From the listing below, extract every line in which the word "this" appears.

^^^^^^^^

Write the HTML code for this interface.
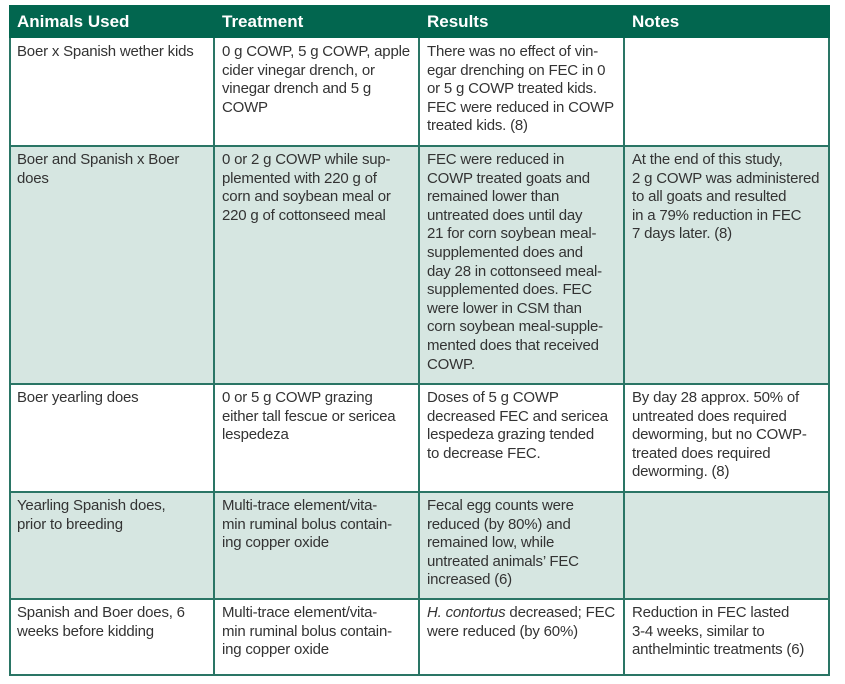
<!DOCTYPE html>
<html><head><meta charset="utf-8"><style>
body{margin:0;width:845px;height:684px;background:#fff;position:relative;overflow:hidden;font-family:"Liberation Sans",sans-serif;}
.c{position:absolute;box-sizing:border-box;width:204px;overflow:hidden;padding:5px 0 0 8px;font-size:15px;line-height:18.6px;color:#333;white-space:nowrap;letter-spacing:-0.2px}
.h{position:absolute;top:5px;height:33px;background:#02664f;color:#fff;font-weight:bold;font-size:17px;line-height:34px;padding-left:8px;box-sizing:border-box}
.g{position:absolute;background:#d6e6e1}
.hl{position:absolute;left:9px;width:821px;height:2px;background:#2a7565}
.vl{position:absolute;top:38px;height:638px;width:2px;background:#2a7565}
</style></head><body>
<div class="h" style="left:9px;width:821px"></div>
<div class="h" style="left:9px;width:205px">Animals Used</div>
<div class="h" style="left:214px;width:205px">Treatment</div>
<div class="h" style="left:419px;width:205px">Results</div>
<div class="h" style="left:624px;width:205px">Notes</div>
<div class="g" style="left:9px;top:146px;width:821px;height:238px"></div>
<div class="g" style="left:9px;top:492px;width:821px;height:107px"></div>

<div class="c" style="left:9px;top:38px">Boer x Spanish wether kids</div>
<div class="c" style="left:214px;top:38px">0 g COWP, 5 g COWP, apple<br>cider vinegar drench, or<br>vinegar drench and 5 g<br>COWP</div>
<div class="c" style="left:419px;top:38px">There was no effect of vin-<br>egar drenching on FEC in 0<br>or 5 g COWP treated kids.<br>FEC were reduced in COWP<br>treated kids. (8)</div>

<div class="c" style="left:9px;top:146px">Boer and Spanish x Boer<br>does</div>
<div class="c" style="left:214px;top:146px">0 or 2 g COWP while sup-<br>plemented with 220 g of<br>corn and soybean meal or<br>220 g of cottonseed meal</div>
<div class="c" style="left:419px;top:146px">FEC were reduced in<br>COWP treated goats and<br>remained lower than<br>untreated does until day<br>21 for corn soybean meal-<br>supplemented does and<br>day 28 in cottonseed meal-<br>supplemented does. FEC<br>were lower in CSM than<br>corn soybean meal-supple-<br>mented does that received<br>COWP.</div>
<div class="c" style="left:624px;top:146px">At the end of this study,<br>2 g COWP was administered<br>to all goats and resulted<br>in a 79% reduction in FEC<br>7 days later. (8)</div>

<div class="c" style="left:9px;top:384px">Boer yearling does</div>
<div class="c" style="left:214px;top:384px">0 or 5 g COWP grazing<br>either tall fescue or sericea<br>lespedeza</div>
<div class="c" style="left:419px;top:384px">Doses of 5 g COWP<br>decreased FEC and sericea<br>lespedeza grazing tended<br>to decrease FEC.</div>
<div class="c" style="left:624px;top:384px">By day 28 approx. 50% of<br>untreated does required<br>deworming, but no COWP-<br>treated does required<br>deworming. (8)</div>

<div class="c" style="left:9px;top:492px">Yearling Spanish does,<br>prior to breeding</div>
<div class="c" style="left:214px;top:492px">Multi-trace element/vita-<br>min ruminal bolus contain-<br>ing copper oxide</div>
<div class="c" style="left:419px;top:492px">Fecal egg counts were<br>reduced (by 80%) and<br>remained low, while<br>untreated animals’ FEC<br>increased (6)</div>

<div class="c" style="left:9px;top:599px">Spanish and Boer does, 6<br>weeks before kidding</div>
<div class="c" style="left:214px;top:599px">Multi-trace element/vita-<br>min ruminal bolus contain-<br>ing copper oxide</div>
<div class="c" style="left:419px;top:599px"><i>H. contortus</i> decreased; FEC<br>were reduced (by 60%)</div>
<div class="c" style="left:624px;top:599px">Reduction in FEC lasted<br>3-4 weeks, similar to<br>anthelmintic treatments (6)</div>

<div class="hl" style="top:145px"></div>
<div class="hl" style="top:383px"></div>
<div class="hl" style="top:491px"></div>
<div class="hl" style="top:598px"></div>
<div class="hl" style="top:674px"></div>
<div class="vl" style="left:9px"></div>
<div class="vl" style="left:213px"></div>
<div class="vl" style="left:418px"></div>
<div class="vl" style="left:623px"></div>
<div class="vl" style="left:828px"></div>
</body></html>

^^^^^^^^

RESULT OF THE EXERCISE:
Write the HTML code for this interface.
<div class="c" style="left:624px;top:146px">At the end of this study,<br>2 g COWP was administered<br>to all goats and resulted<br>in a 79% reduction in FEC<br>7 days later. (8)</div>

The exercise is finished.